Ofqual in breach of its own rules
Ofqual’s own rules should have prevented controversial changes to the grading of this summer’s English GCSEs, according to the Times Educational Supplement (TES).
Teaching unions have accused Ofqual of "regulatory failure" and say it is more evidence of flawed exam marking, whilst Teachers have complained that pupils achieving exactly the same marks would have received different grades depending on what time of year they sat the exam.
But Ofqual argues that permitting grade boundaries to remain constant between January and June would have prompted a “big increase” in A*-C grades and breached its statutory duty to maintain standards.
A key document sent to exam boards sets out how it expects exam boards to use a process known as "comparable outcomes" to ensure that grade standards are maintained between GCSEs year-on-year. It sets out five conditions for when such processes should be used to alter the way papers are marked. The new English GCSEs fail to meet four of them.
The first is that pupils from that year in a subject "must be similar, in terms of ability, to those of previous years". The second condition was that the qualification must be "fit for purpose". The third condition was that the "nature of the qualification" must be the same. Finally, Ofqual said in the letter that comparable outcomes must only be applied where “previous grades were appropriate”.

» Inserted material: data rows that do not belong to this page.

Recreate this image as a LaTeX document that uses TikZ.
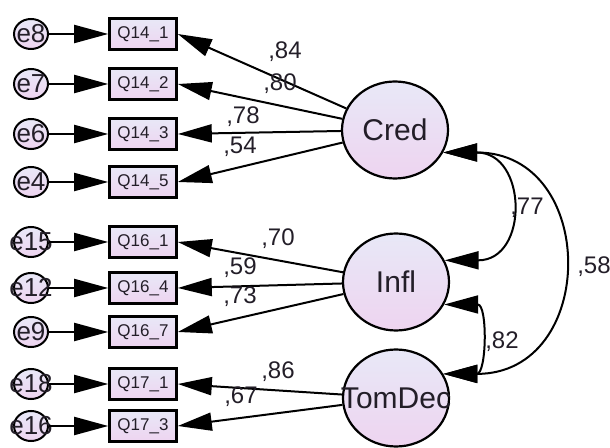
\documentclass[tikz,border=0pt]{standalone}
\usepackage{fontspec}
\setmainfont{Liberation Sans}
\usetikzlibrary{arrows.meta,shapes.geometric}
\definecolor{lavA}{RGB}{232,232,247}
\definecolor{lavB}{RGB}{238,212,240}
\definecolor{txt}{RGB}{35,30,40}
\begin{document}
\begin{tikzpicture}[x=1pt,y=1pt,
  conn/.style={line width=2pt, draw=black, -{Triangle[length=34pt,width=18pt]}},
  cov/.style={line width=2pt, draw=black, {Triangle[length=34pt,width=18pt]}-{Triangle[length=34pt,width=18pt]}},
  obs/.style={rectangle, draw=black, line width=2.6pt, top color=lavA, bottom color=lavB, minimum width=67pt, minimum height=31pt, inner sep=0pt, font=\fontsize{17}{17}\selectfont, text=txt},
  err/.style={ellipse, draw=black, line width=2pt, top color=lavA, bottom color=lavB, minimum width=34pt, minimum height=30pt, inner sep=0pt},
  errlab/.style={font=\fontsize{26}{26}\selectfont, text=txt, inner sep=0pt},
  lat/.style={ellipse, draw=black, line width=2.2pt, top color=lavA, bottom color=lavB, minimum width=106pt, minimum height=97pt, inner sep=0pt},
  latlab/.style={font=\fontsize{30}{30}\selectfont, text=txt, inner sep=0pt},
  coef/.style={font=\fontsize{24}{24}\selectfont, text=txt, inner sep=0pt}
]
\useasboundingbox (0,0) rectangle (610,447);

% latent variables
\node[lat, label={[latlab]center:Cred}] (Cred) at (395,317) {};
\node[lat, label={[latlab]center:Infl}] (Infl) at (396,165) {};
\node[lat, label={[latlab]center:TomDec}] (TomDec) at (396,49) {};

% observed variables
\node[obs] (q141) at (143,413) {Q14\_1};
\node[obs] (q142) at (143,363) {Q14\_2};
\node[obs] (q143) at (143,313) {Q14\_3};
\node[obs] (q145) at (143,265) {Q14\_5};
\node[obs] (q161) at (143,205) {Q16\_1};
\node[obs] (q164) at (143,159) {Q16\_4};
\node[obs] (q167) at (143,115) {Q16\_7};
\node[obs] (q171) at (143,63) {Q17\_1};
\node[obs] (q173) at (143,21) {Q17\_3};

% error terms
\node[err, label={[errlab]center:e8}] (e8) at (31,413) {};
\node[err, label={[errlab]center:e7}] (e7) at (31,363) {};
\node[err, label={[errlab]center:e6}] (e6) at (31,313) {};
\node[err, label={[errlab]center:e4}] (e4) at (31,265) {};
\node[err, label={[errlab]center:e15}] (e15) at (31,205) {};
\node[err, label={[errlab]center:e12}] (e12) at (31,159) {};
\node[err, label={[errlab]center:e9}] (e9) at (31,115) {};
\node[err, label={[errlab]center:e18}] (e18) at (31,63) {};
\node[err, label={[errlab]center:e16}] (e16) at (31,21) {};

% error arrows
\draw[conn] (e8) -- (q141);
\draw[conn] (e7) -- (q142);
\draw[conn] (e6) -- (q143);
\draw[conn] (e4) -- (q145);
\draw[conn] (e15) -- (q161);
\draw[conn] (e12) -- (q164);
\draw[conn] (e9) -- (q167);
\draw[conn] (e18) -- (q171);
\draw[conn] (e16) -- (q173);

% loadings
\draw[conn] (Cred) -- (q141.east);
\draw[conn] (Cred) -- (q142.east);
\draw[conn] (Cred) -- (q143.east);
\draw[conn] (Cred) -- (q145.east);
\draw[conn] (Infl) -- (q161.east);
\draw[conn] (Infl) -- (q164.east);
\draw[conn] (Infl) -- (q167.east);
\draw[conn] (TomDec) -- (q171.east);
\draw[conn] (TomDec) -- (q173.east);

% covariances
\draw[cov] (Cred.-25) to[out=0,in=0,looseness=2.0] (Infl.24);
\draw[cov] (Cred.-25) to[out=0,in=0,looseness=1.8] (TomDec.27);
\draw[cov] (Infl.-25) to[out=0,in=0,looseness=1.6] (TomDec.27);

% coefficients
\node[coef] (c84) at (285,395) {,84};
\node[coef] (c80) at (280,363) {,80};
\node[coef] (c78) at (243,330) {,78};
\node[coef] (c54) at (240,300) {,54};
\node[coef] (c70) at (278,208) {,70};
\node[coef] (c59) at (240,179) {,59};
\node[coef] (c73) at (240,150) {,73};
\node[coef] (c86) at (278,75) {,86};
\node[coef] (c67) at (241,50) {,67};
\node[coef] (c77) at (527,239) {,77};
\node[coef] (c58) at (594,180) {,58};
\node[coef] (c82) at (502,105) {,82};
\end{tikzpicture}
\end{document}
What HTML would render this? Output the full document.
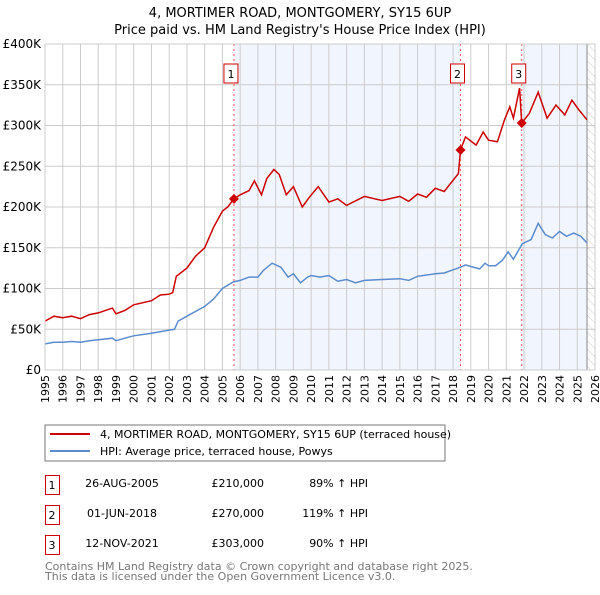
<!DOCTYPE html>
<html><head><meta charset="utf-8"><style>
body{margin:0;background:#fff;font-family:"Liberation Sans","DejaVu Sans",sans-serif}
svg text{font-family:"DejaVu Sans","Liberation Sans",sans-serif}
</style></head><body>
<svg id="c" width="600" height="590" xmlns="http://www.w3.org/2000/svg">
<defs><pattern id="hatch" width="6" height="6" patternUnits="userSpaceOnUse" patternTransform="rotate(-45)"><line x1="0" y1="0" x2="0" y2="6" stroke="#ccc" stroke-width="1"/></pattern></defs>
<text x="300" y="17" text-anchor="middle" font-size="13">4, MORTIMER ROAD, MONTGOMERY, SY15 6UP</text>
<text x="300" y="34" text-anchor="middle" font-size="13">Price paid vs. HM Land Registry's House Price Index (HPI)</text>
<g id="plot"></g>
<rect x="45" y="425" width="400" height="36" fill="#fff" stroke="#777"/>
<line x1="50" y1="434" x2="90" y2="434" stroke="#cc0000" stroke-width="2"/>
<text x="100" y="438" font-size="11">4, MORTIMER ROAD, MONTGOMERY, SY15 6UP (terraced house)</text>
<line x1="50" y1="451" x2="90" y2="451" stroke="#5b8ccf" stroke-width="2"/>
<text x="100" y="455" font-size="11">HPI: Average price, terraced house, Powys</text>
<g font-size="11">
<rect x="45.5" y="475.5" width="14" height="19" fill="#fff" stroke="#cc0000"/><text x="52" y="489" text-anchor="middle">1</text>
<text x="122" y="487" text-anchor="middle">26-AUG-2005</text><text x="264" y="487" text-anchor="end">£210,000</text><text x="368" y="487" text-anchor="end">89% ↑ HPI</text>
<rect x="45.5" y="505.5" width="14" height="19" fill="#fff" stroke="#cc0000"/><text x="52" y="519" text-anchor="middle">2</text>
<text x="122" y="517" text-anchor="middle">01-JUN-2018</text><text x="264" y="517" text-anchor="end">£270,000</text><text x="368" y="517" text-anchor="end">119% ↑ HPI</text>
<rect x="45.5" y="535.5" width="14" height="19" fill="#fff" stroke="#cc0000"/><text x="52" y="549" text-anchor="middle">3</text>
<text x="122" y="547" text-anchor="middle">12-NOV-2021</text><text x="264" y="547" text-anchor="end">£303,000</text><text x="368" y="547" text-anchor="end">90% ↑ HPI</text>
</g>
<text x="45" y="570" font-size="11" fill="#777">Contains HM Land Registry data © Crown copyright and database right 2025.</text>
<text x="45" y="580" font-size="11" fill="#777">This data is licensed under the Open Government Licence v3.0.</text>
</svg>
<script>
const yTicks=[0,50,100,150,200,250,300,350,400];
const yTickLabels=["£0","£50K","£100K","£150K","£200K","£250K","£300K","£350K","£400K"];
const xYears=[1995,1996,1997,1998,1999,2000,2001,2002,2003,2004,2005,2006,2007,2008,2009,2010,2011,2012,2013,2014,2015,2016,2017,2018,2019,2020,2021,2022,2023,2024,2025,2026];
const hpiT=[1995,1995.5,1996,1996.5,1997,1997.5,1998,1998.8,1999,1999.5,2000,2001,2002,2002.3,2002.5,2003,2004,2004.5,2005,2005.6,2006,2006.5,2007,2007.3,2007.8,2008.3,2008.7,2009,2009.4,2009.8,2010,2010.5,2011,2011.5,2012,2012.5,2013,2014,2015,2015.5,2016,2017,2017.5,2018,2018.4,2018.7,2019,2019.5,2019.8,2020,2020.4,2020.8,2021.1,2021.4,2021.9,2022.4,2022.8,2023.2,2023.6,2024,2024.4,2024.8,2025.2,2025.55];
const hpiV=[32,34,34,35,34,36,37,39,36,39,42,45,49,50,60,66,78,87,100,108,110,114,114,122,131,126,114,118,107,114,116,114,116,109,111,107,110,111,112,110,115,118,119,123,126,129,127,124,131,128,128,135,145,136,155,160,180,166,162,170,164,168,164,156];
const ppT=[1995,1995.5,1996,1996.5,1997,1997.5,1998,1998.8,1999,1999.5,2000,2001,2001.5,2002,2002.2,2002.4,2003,2003.5,2004,2004.5,2005,2005.3,2005.65,2006,2006.5,2006.8,2007.2,2007.5,2007.9,2008.2,2008.6,2009,2009.5,2009.9,2010.4,2011,2011.5,2012,2013,2014,2015,2015.5,2016,2016.5,2017,2017.5,2018.3,2018.42,2018.7,2019.3,2019.7,2020,2020.5,2020.9,2021.2,2021.4,2021.75,2021.87,2022.3,2022.8,2023.3,2023.8,2024.3,2024.7,2025.1,2025.55];
const ppV=[60,66,64,66,63,68,70,76,69,73,80,85,92,93,95,115,125,140,150,175,195,200,210,215,220,232,215,235,246,240,215,225,200,212,225,206,210,202,213,208,213,207,216,212,223,219,241,270,286,276,292,282,280,307,323,309,346,303,315,341,309,325,313,331,319,307];
const sales=[[2005.65,210,"1"],[2018.42,270,"2"],[2021.87,303,"3"]];
const NS="http://www.w3.org/2000/svg";
const X0=45,X1=595,Y0=370,Y1=44;
const xs=t=>X0+(t-1995)/(2026-1995)*(X1-X0);
const ys=v=>Y0-v/400*(Y0-Y1);
const g=document.getElementById('plot');
function mk(tag,a){const e=document.createElementNS(NS,tag);for(const k in a)e.setAttribute(k,a[k]);g.appendChild(e);return e;}
let e;
e=mk('rect',{x:xs(sales[0][0]),y:Y1,width:xs(sales[1][0])-xs(sales[0][0]),height:Y0-Y1,fill:'#eef3fd',opacity:0.8});


e=mk('rect',{x:xs(sales[2][0]),y:Y1,width:xs(2025.55)-xs(sales[2][0]),height:Y0-Y1,fill:'#eef3fd',opacity:0.8});


e=mk('rect',{x:xs(2025.55),y:Y1,width:X1-xs(2025.55),height:Y0-Y1,fill:'url(#hatch)'});


xYears.forEach(y=>{e=mk('line',{x1:xs(y),x2:xs(y),y1:Y1,y2:Y0,stroke:'#ccc','stroke-width':1});


const t=mk('text',{x:0,y:0,'font-size':11,'text-anchor':'end',transform:`translate(${xs(y)+4},${Y0+5}) rotate(-90)`});t.textContent=y;

});
yTicks.forEach((v,i)=>{e=mk('line',{x1:X0,x2:X1,y1:ys(v),y2:ys(v),stroke:'#ccc','stroke-width':1});


const t=mk('text',{x:X0-4,y:ys(v)+4,'font-size':12,'text-anchor':'end'});t.textContent=yTickLabels[i];

});
e=mk('line',{x1:xs(2025.55),x2:xs(2025.55),y1:Y1,y2:Y0,stroke:'#888','stroke-width':1});


sales.forEach(s=>{e=mk('line',{x1:xs(s[0]),x2:xs(s[0]),y1:Y1,y2:Y0,stroke:'#f55','stroke-width':1,'stroke-dasharray':'2,3'});

});
const path=(T,V)=>T.map((t,i)=>(i?'L':'M')+xs(t).toFixed(1)+','+ys(V[i]).toFixed(1)).join('');
e=mk('path',{d:path(hpiT,hpiV),fill:'none',stroke:'#5b8ccf','stroke-width':1.5});


e=mk('path',{d:path(ppT,ppV),fill:'none',stroke:'#cc0000','stroke-width':1.5});


sales.forEach(s=>{const cx=xs(s[0]),cy=ys(s[1]);
e=mk('path',{d:`M${cx},${cy-5}L${cx+5},${cy}L${cx},${cy+5}L${cx-5},${cy}Z`,fill:'#cc0000'});


e=mk('rect',{x:cx-10,y:64,width:14,height:19,fill:'#fff',stroke:'#cc0000'});


const t=mk('text',{x:cx-3,y:78,'font-size':11,'text-anchor':'middle'});t.textContent=s[2];

});
e=mk('rect',{x:X0,y:Y1,width:X1-X0,height:Y0-Y1,fill:'none',stroke:'#ccc'});


</script>
</body></html>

Of these, the only condition that appears to have been met is that teaching standards have remained largely consistent.
However, Ofqual has interpreted its own conditions differently, and is insisting that the comparable outcomes approach that prevented grades from rising in June was correctly implemented.
But Russell Hobby, general secretary of the NAHT heads' union, said: "Ofqual doesn't seem to have applied the concept of comparable outcomes properly. In this instance there is a regulatory failure. It is a big mess."